SINGAPORE (Mar 28): The overall Asia Pacific (APAC) cross-border issuance is expected to see a moderate drop in 2019, according to a special report by Fitch Rating.
This is mainly due to the slowing economic growth in China, lower capex and mergers and acquisitions (M&As), a weaker yuan, as well as lower onshore and rising offshore funding costs, which continues to weigh on cross-border issuance by Chinese corporates.
“We expect cross-border issuance by Chinese corporates to fall moderately in 2019, but to still be around the US$100 billion ($135.4 billion) level (2018: US$112 billion),” says Fitch.
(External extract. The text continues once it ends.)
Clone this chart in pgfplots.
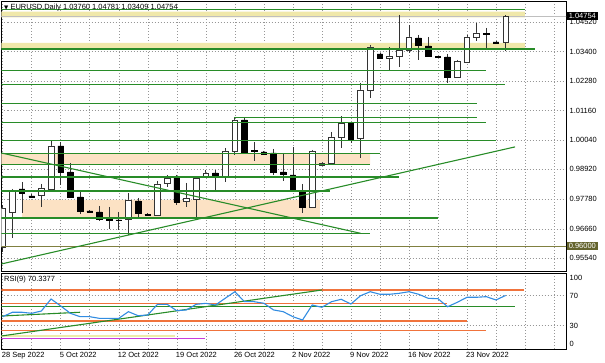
\documentclass[border=0pt]{standalone}
\usepackage{pgfplots}
\usepackage{pgfplotstable}
\pgfplotsset{compat=1.18}
\usepackage{fontspec}
\setmainfont{Liberation Sans}
\newfontfamily\symfont{DejaVu Sans}

\definecolor{lgreen}{RGB}{40,140,40}
\definecolor{band}{RGB}{240,232,170}
\definecolor{peach}{RGB}{252,226,196}
\definecolor{rsiorange}{RGB}{240,115,60}
\definecolor{rsiblue}{RGB}{50,140,225}
\definecolor{magent}{RGB}{200,60,220}
\definecolor{paleyel}{RGB}{236,236,170}
\definecolor{olive2}{RGB}{128,128,64}
\definecolor{olivebox}{RGB}{100,100,45}
\definecolor{gridc}{RGB}{150,150,150}

% candles: bar index, open, high, low, close
\pgfplotstableread{
i O H L C
0 0.95968 0.97566 0.95778 0.97452
1 0.97300 0.98175 0.96311 0.98137
2 0.98175 0.98442 0.97262 0.98023
3 0.97909 0.97985 0.97814 0.97871
4 0.97947 0.98366 0.97490 0.98213
5 0.98175 1.00002 0.98137 0.99812
6 0.99812 0.99964 0.98327 0.98822
7 0.98822 0.99165 0.97833 0.97871
8 0.97871 0.98061 0.97224 0.97338
9 0.97338 0.97357 0.97281 0.97300
10 0.97300 0.97528 0.96958 0.97034
11 0.97015 0.97490 0.96653 0.96996
12 0.96996 0.97300 0.96615 0.96977
13 0.97034 0.98023 0.96425 0.97757
14 0.97719 0.97833 0.97072 0.97262
15 0.97205 0.97243 0.97148 0.97186
16 0.97186 0.98480 0.97148 0.98366
17 0.98404 0.98708 0.98251 0.98594
18 0.98594 0.98708 0.97566 0.97681
19 0.97719 0.98404 0.97490 0.97833
20 0.97795 0.98632 0.97072 0.98594
21 0.98670 0.98898 0.98632 0.98784
22 0.98784 0.98898 0.98061 0.98670
23 0.98670 0.99735 0.98442 0.99621
24 0.99621 1.00877 0.99469 1.00801
25 1.00801 1.00915 0.99545 0.99583
26 0.99640 0.99964 0.99241 0.99621
27 0.99583 0.99621 0.99469 0.99507
28 0.99545 0.99697 0.98708 0.98822
29 0.98822 0.99545 0.98480 0.98746
30 0.98708 0.99773 0.98061 0.98099
31 0.98099 0.98366 0.97262 0.97490
32 0.97490 0.99659 0.97452 0.99621
33 0.99089 0.99203 0.99051 0.99165
34 0.99165 1.00344 0.99146 1.00154
35 1.00154 1.00953 0.99735 1.00687
36 1.00687 1.00725 0.99926 1.00078
37 1.00116 1.02209 0.99355 1.01943
38 1.01943 1.03655 1.01638 1.03579
39 1.03312 1.03350 1.03122 1.03160
40 1.03160 1.03579 1.02704 1.03236
41 1.03217 1.04797 1.02829 1.03446
42 1.03465 1.04416 1.03350 1.03959
43 1.03921 1.04035 1.03084 1.03655
44 1.03617 1.03959 1.03198 1.03236
45 1.03217 1.03236 1.03160 1.03198
46 1.03198 1.03312 1.02209 1.02437
47 1.02437 1.03084 1.02399 1.03046
48 1.03008 1.04035 1.02970 1.03959
49 1.03959 1.04492 1.03807 1.04112
50 1.04093 1.04302 1.03541 1.04074
51 1.03769 1.03788 1.03693 1.03731
52 1.03760 1.04781 1.03409 1.04754
}\candles

\pgfplotsset{
  geom/.style={
    scale only axis, width=564.5pt,
    xmin=-0.124, xmax=58.24,
    clip mode=individual,
  },
  pricegeom/.style={geom, at={(1.5pt,91.3pt)}, anchor=south west, height=270.2pt,
    ymin=0.95028, ymax=1.05310},
  common/.style={
    geom,
    axis line style={black, line width=0.7pt},
    tick style={draw=none},
    every tick label/.append style={font=\fontsize{7.5}{9}\selectfont, text=black},
    xtick={0,6,...,48}, minor xtick={3,9,...,57,54},
    xmajorgrids, xminorgrids, ymajorgrids,
    grid style={gridc, line width=0.5pt, dash pattern=on 1pt off 2pt},
    minor grid style={gridc, line width=0.5pt, dash pattern=on 1pt off 2pt},
    yticklabel pos=right,
    yticklabel style={anchor=west, inner sep=0pt, xshift=3.5pt},
  },
  hl/.style={lgreen, line width=1.1pt, mark=none},
  ol/.style={rsiorange, line width=1.1pt, mark=none},
}

\begin{document}
\begin{tikzpicture}
\path[use as bounding box] (0,0) rectangle (605pt,363pt);

% ---------------- price panel: frame, grid, bands, wicks ----------------
\begin{axis}[common, pricegeom,
  xticklabels={},
  ytick={1.0452,1.0340,1.0228,1.0116,1.0004,0.9892,0.9778,0.9666,0.9554},
  yticklabels={1.04520,1.03400,1.02280,1.01160,1.00040,0.98920,0.97780,0.96660,0.95540},
]
\addplot[fill=band, draw=none] coordinates {(-0.2,1.04709) (54.0,1.04709) (54.0,1.04922) (-0.2,1.04922) (-0.2,1.04709)};
\addplot[fill=band, draw=none] coordinates {(-0.2,1.03522) (54.0,1.03522) (54.0,1.03731) (-0.2,1.03731) (-0.2,1.03522)};
\addplot[fill=peach, draw=none] coordinates {(-0.2,0.99108) (38.0,0.99108) (38.0,0.99534) (-0.2,0.99534) (-0.2,0.99108)};
\addplot[fill=peach, draw=none] coordinates {(2.0,0.97110) (32.8,0.97110) (32.8,0.97757) (2.0,0.97757) (2.0,0.97110)};
\addplot[black!25, line width=0.7pt, mark=none] coordinates {(-0.2,1.04754) (58.3,1.04754)};
% wicks
\addplot[draw=none, mark=none,
  error bars/.cd, y dir=minus, y explicit, error mark=none,
  error bar style={draw=black!80, line width=0.7pt, solid}]
  table[x=i, y=H, y error minus expr=\thisrow{H}-\thisrow{L}] {\candles};
\end{axis}

% ---------------- candle bodies (stacked bars) ----------------
\begin{axis}[pricegeom, hide axis, ybar stacked, bar width=5.6pt]
\addplot[draw=none, fill=none] table[x=i, y expr={min(\thisrow{O},\thisrow{C})}] {\candles};
\addplot[fill=white, draw=black!80, line width=0.7pt] table[x=i, y expr={ifthenelse(\thisrow{C}>=\thisrow{O}, \thisrow{C}-\thisrow{O}, 0)}] {\candles};
\addplot[fill=black, draw=black, line width=0.7pt] table[x=i, y expr={ifthenelse(\thisrow{C}<\thisrow{O}, \thisrow{O}-\thisrow{C}, 0)}] {\candles};
\end{axis}

% ---------------- drawn objects over the price panel ----------------
\begin{axis}[pricegeom, hide axis]
\addplot[hl] coordinates {(-0.2,1.05013) (54.0,1.05013)};
\addplot[hl] coordinates {(-0.2,1.03503) (55.0,1.03503)};
\addplot[hl] coordinates {(-0.2,1.02677) (50.0,1.02677)};
\addplot[hl] coordinates {(-0.2,1.02160) (51.9,1.02160)};
\addplot[hl] coordinates {(-0.2,1.01437) (49.0,1.01437)};
\addplot[hl] coordinates {(23.9,1.00904) (49.0,1.00904)};
\addplot[hl] coordinates {(-0.2,1.00706) (50.0,1.00706)};
\addplot[hl] coordinates {(-0.2,1.00013) (51.0,1.00013)};
\addplot[hl] coordinates {(-0.2,0.99534) (39.0,0.99534)};
\addplot[hl] coordinates {(-0.2,0.99108) (38.0,0.99108)};
\addplot[hl] coordinates {(-0.2,0.98632) (41.0,0.98632)};
\addplot[hl] coordinates {(-0.2,0.98099) (33.8,0.98099)};
\addplot[hl] coordinates {(-0.2,0.97072) (45.0,0.97072)};
\addplot[hl] coordinates {(-0.2,0.96490) (38.0,0.96490)};
\addplot[olive2, line width=1.1pt, mark=none] coordinates {(-0.2,0.96000) (58.3,0.96000)};
\addplot[hl] coordinates {(-0.124,0.99545) (37.0,0.96489)};
\addplot[hl] coordinates {(-0.124,0.95323) (52.97,0.99777)};

\node[anchor=north west, inner sep=0pt, xshift=2.5pt, yshift=-2pt, font=\fontsize{7.5}{9}\selectfont]
  at (rel axis cs:0,1) {{\symfont\fontsize{5.5}{6}\selectfont ▼}\ EURUSD,Daily 1.03760 1.04781 1.03409 1.04754};
\node[anchor=west, fill=black, text=white, inner xsep=1.6pt, inner ysep=1.2pt, xshift=1pt, font=\fontsize{7.5}{9}\selectfont]
  at (axis cs:58.24,1.04754) {1.04754};
\node[anchor=west, fill=olivebox, text=white, inner xsep=1.6pt, inner ysep=1.2pt, xshift=1pt, font=\fontsize{7.5}{9}\selectfont]
  at (axis cs:58.24,0.96000) {0.96000};
\end{axis}

% ---------------- RSI panel ----------------
\begin{axis}[common,
  at={(1.5pt,14pt)}, anchor=south west, height=75.8pt,
  ymin=-1.07, ymax=100,
  xticklabels={28 Sep 2022,5 Oct 2022,12 Oct 2022,19 Oct 2022,26 Oct 2022,2 Nov 2022,9 Nov 2022,16 Nov 2022,23 Nov 2022},
  xticklabel style={anchor=north west, inner sep=0pt, xshift=-1pt, yshift=-2.8pt},
  ytick={30,70}, yticklabels={30,70},
]
\addplot[ol] coordinates {(-0.2,77.6) (53.9,77.6)};
\addplot[ol] coordinates {(-0.2,60) (45.9,60)};
\addplot[hl] coordinates {(-0.2,55) (53.0,55)};
\addplot[ol] coordinates {(-0.2,36.3) (48.0,36.3)};
\addplot[ol] coordinates {(-0.2,23) (50.0,23)};
\addplot[paleyel, line width=1.1pt, mark=none] coordinates {(-0.2,16.3) (17.8,16.3)};
\addplot[magent, line width=1.1pt, mark=none] coordinates {(-0.2,13.2) (20.9,13.2)};
\addplot[hl] coordinates {(-0.124,42.9) (8.0,47.9)};
\addplot[hl] coordinates {(-0.124,16.3) (33.0,77.6)};
\addplot[rsiblue, line width=1.1pt, mark=none] coordinates {
(0,42) (1,47.9) (2,47.9) (3,46.5) (4,49.6) (5,65.6) (6,56.3) (7,46.5) (8,42) (9,42)
(10,39.8) (11,39.8) (12,39.8) (13,48.7) (14,43.3) (15,44.3) (16,58.5) (17,58.5) (18,50) (19,51)
(20,58.5) (21,59.8) (22,57.6) (23,66.5) (24,75.3) (25,62) (26,62) (27,59.9) (28,51) (29,48.7)
(30,42) (31,37.6) (32,57.6) (33,54.5) (34,62) (35,65.2) (36,58.9) (37,70) (38,75.3) (39,71.9)
(40,71.9) (41,73.2) (42,75.3) (43,71.9) (44,66.5) (45,66) (46,55.3) (47,61.2) (48,67.9) (49,67.9)
(50,68.7) (51,64.3) (52,70.3377)};
\node[anchor=north west, inner sep=0pt, xshift=2.5pt, yshift=-3pt, font=\fontsize{7.5}{9}\selectfont]
  at (rel axis cs:0,1) {RSI(9) 70.3377};
\node[anchor=north west, inner sep=0pt, xshift=3.5pt, yshift=-2pt, font=\fontsize{7.5}{9}\selectfont]
  at (rel axis cs:1,1) {100};
\node[anchor=south west, inner sep=0pt, xshift=3.5pt, yshift=2pt, font=\fontsize{7.5}{9}\selectfont]
  at (rel axis cs:1,0) {0};
\end{axis}
\end{tikzpicture}
\end{document}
However, Chinese cross-border issuance should still be supported by refinancing related to offshore maturities of US$67 billion in 2019 and a further US$87 billion in 2020. In particular, the homebuilding sector is expected to continue issuing and refinancing via offshore bonds due to policy curbs on domestic issuance.
Fitch estimates that Chinese corporates will have registered US$30.1 billion in cross-border issuance in 1Q19, which is on a par with quarterly issuance amounts over 2Q18 to 4Q18, albeit below the US$39.0 billion issued in 1Q18.
Total cross-border bonds issued by APAC corporations declined by 9% y-o-y to US$207 billion in 2018 from USS$228 billion in 2017, with China accounting for US$14 billion of the total US$21 billion drop, followed by Hong Kong, Australia, Singapore and India.
Fitch believes that the same factors that led to this decline is likely to remain in place this year, including slowing global economic growth and lower capex, mainly in China, US interest rates remaining well above that of 2017, and a more risk-averse stance by investor, especially for speculative-grade issuers.
On the bright side, the relaxing of some regulatory restrictions in India and capex plans of state-owned enterprises in Indonesia are likely to increase issuance from these countries, mitigating the potential drop in Chinese supply. The pause in US Fed interest-rate hikes should also support issuance, with activity picking up since Jan 2019, particularly by high-yield credits in Asian emerging markets.
The recovery in cross-border issuance for both Indonesia and India should be additionally supported by an improving investment cycle in some sectors and normalising yields, which rose in 2018 due to tighter policy conditions as well as higher emerging-market volatility.
But unexpected outcomes of forthcoming elections in both countries could inhibit investor appetite in 2H19.